RECORDS PROVIDED.

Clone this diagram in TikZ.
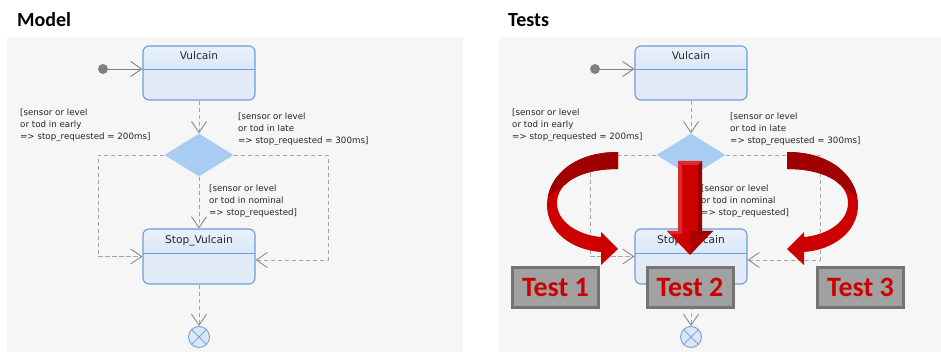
\documentclass[tikz,border=0pt]{standalone}
\usepackage{fontspec}
\setmainfont{DejaVu Sans}
\newfontfamily\carl{Carlito}
\usetikzlibrary{arrows.meta,shapes.geometric,calc}
\definecolor{bgpanel}{HTML}{F6F6F6}
\definecolor{boxline}{HTML}{6C9DDA}
\definecolor{boxbody}{HTML}{E1EBF7}
\definecolor{hdrtop}{HTML}{E9F1FB}
\definecolor{hdrbot}{HTML}{C6DAF1}
\definecolor{diafill}{HTML}{A9CCF2}
\definecolor{dashgray}{HTML}{A6A6A6}
\definecolor{arrgray}{HTML}{8A8A8A}
\definecolor{dotgray}{HTML}{808080}
\definecolor{txtgray}{HTML}{262626}
\definecolor{finfill}{HTML}{DCE7F5}
\definecolor{finline}{HTML}{7DA8DE}
\definecolor{redmain}{HTML}{CC0000}
\definecolor{reddark}{HTML}{A00000}
\definecolor{redlight}{HTML}{DE2A2A}
\definecolor{redshade}{HTML}{990000}
\definecolor{testfill}{HTML}{A1A1A1}
\definecolor{testline}{HTML}{747474}
\tikzset{
  statebox/.style={draw=boxline, line width=1.1pt, fill=boxbody, rounded corners=6pt,
    minimum width=112pt, inner sep=0pt,
    path picture={\fill[top color=hdrtop,bottom color=hdrbot]
        (path picture bounding box.north west) rectangle ([yshift=-#1pt]path picture bounding box.north east);
      \draw[boxline,line width=0.9pt] ([yshift=-#1pt]path picture bounding box.north west) -- ([yshift=-#1pt]path picture bounding box.north east);}},
  boxtitle/.style={font=\fontsize{10.6}{12}\selectfont, text=txtgray, inner sep=0pt},
  lbl/.style={font=\fontsize{8.7}{11.8}\selectfont, text=txtgray, inner sep=0pt, align=left, anchor=north west},
  solidarr/.style={draw=dotgray, line width=0.9pt, -{Straight Barb[length=11pt,width=15pt,line width=0.9pt]}},
  dashln/.style={draw=dashgray, line width=0.9pt, dash pattern=on 4.5pt off 2.5pt},
  dasharr/.style={dashln, -{Straight Barb[length=11pt,width=15pt,line width=0.9pt,color=arrgray]}},
  testbox/.style={draw=testline, line width=3pt, fill=testfill, minimum width=86pt, minimum height=40pt,
    inner sep=0pt, font=\carl\bfseries\fontsize{28}{28}\selectfont, text=redmain},
  paneltitle/.style={font=\carl\bfseries\fontsize{20}{20}\selectfont, inner sep=0pt, anchor=base west}
}
\newcommand\drawmodel[1]{%
  \node[statebox=23, minimum height=54pt] (#1v) at (199,73) {};
  \node[boxtitle, anchor=base] (#1vt) at (199,59.5) {Vulcain};
  \node[statebox=24, minimum height=55pt] (#1s) at (199,256.5) {};
  \node[boxtitle, anchor=base] (#1st) at (199,243.8) {Stop\_Vulcain};
  \node[circle, fill=dotgray, minimum size=10pt, inner sep=0pt] (#1i) at (103,69) {};
  \node[diamond, fill=diafill, minimum width=69pt, minimum height=43pt, inner sep=0pt] (#1d) at (199,155) {};
  \node[circle, draw=finline, fill=finfill, line width=1pt, minimum size=21pt, inner sep=0pt] (#1f) at (199,337) {};
  \draw[finline, line width=1pt] (#1f.north west) -- (#1f.south east) (#1f.north east) -- (#1f.south west);
  \coordinate (#1l) at (98,155);
  \coordinate (#1r) at (328,155);
  \draw[solidarr] (#1i) -- (#1i -| #1v.west);
  \draw[dasharr] (#1v.south) -- (#1d.north);
  \draw[dasharr] (#1d.west) -- (#1l) |- (#1s.west);
  \draw[dasharr] (#1d.east) -- (#1r) |- ($(#1s.east)+(0,3.5)$);
  \draw[dasharr] (#1d.south) -- (#1s.north);
  \draw[dasharr] (#1s.south) -- (#1f.north);
  \node[lbl] (#1la) at (20,109) {[sensor or level\\or tod in early\\=> stop\_requested = 200ms]};
  \node[lbl] (#1lb) at (238,113) {[sensor or level\\or tod in late\\=> stop\_requested = 300ms]};
  \node[lbl] (#1lc) at (209,185) {[sensor or level\\or tod in nominal\\=> stop\_requested]};
}
\newcommand\curvedarrow{%
  \fill[redmain] (618,152) .. controls (572,152) and (547,178) .. (547,205)
     .. controls (547,232) and (572,250) .. (601,252) -- (601,265) -- (618,249) -- (601,232) -- (601,237)
     .. controls (578,235) and (557,222) .. (557,203) .. controls (557,182) and (582,169) .. (618,169) -- cycle;
  \begin{scope}
    \clip (618,152) .. controls (572,152) and (547,178) .. (547,205)
     .. controls (547,232) and (572,250) .. (601,252) -- (601,265) -- (618,249) -- (601,232) -- (601,237)
     .. controls (578,235) and (557,222) .. (557,203) .. controls (557,182) and (582,169) .. (618,169) -- cycle;
    \fill[reddark] (540,140) -- (630,140) -- (630,172) -- (566,184) -- (540,202) -- cycle;
  \end{scope}
}
\begin{document}
\begin{tikzpicture}[x=1pt,y=-1pt]
\useasboundingbox (0,0) rectangle (941,352);
\fill[white] (0,0) rectangle (941,352);
\fill[bgpanel] (7,37) rectangle (463,352);
\fill[bgpanel] (499,37) rectangle (941,352);
\node[paneltitle] (tm) at (17,27) {Model};
\node[paneltitle] (tt) at (508,27) {Tests};
\begin{scope}
  \drawmodel{a}
\end{scope}
\begin{scope}[xshift=492pt]
  \drawmodel{b}
\end{scope}
% curved arrows
\curvedarrow
\begin{scope}[xshift=1405pt, xscale=-1]
  \curvedarrow
\end{scope}
% straight down arrow
\fill[redmain] (678,161) rectangle (702,232);
\fill[redlight] (678,161) -- (682,165) -- (682,232) -- (678,232) -- cycle;
\fill[redshade] (702,161) -- (698,165) -- (698,232) -- (702,232) -- cycle;
\fill[redlight] (678,161) -- (702,161) -- (698,165) -- (682,165) -- cycle;
\fill[redmain] (667,231) -- (690,231) -- (690,255) -- cycle;
\fill[redmain!85!black] (690,231) -- (713,231) -- (690,255) -- cycle;
\fill[redlight] (667,231) -- (682,231) -- (682,234) -- (671,234) -- cycle;
\fill[redshade] (698,231) -- (713,231) -- (709,234) -- (698,234) -- cycle;
% test boxes
\node[testbox] (t1) at (555.5,287.5) {Test 1};
\node[testbox] (t2) at (690,287.5) {Test 2};
\node[testbox] (t3) at (860.5,287.5) {Test 3};
\end{tikzpicture}
\end{document}
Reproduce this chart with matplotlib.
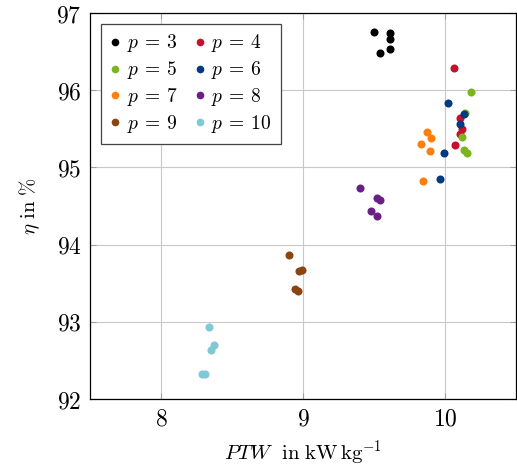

STATED GOAL. In the entries above, count each line that holds "this". Give the total and nothing else.

EXPECTED ANSWER. 2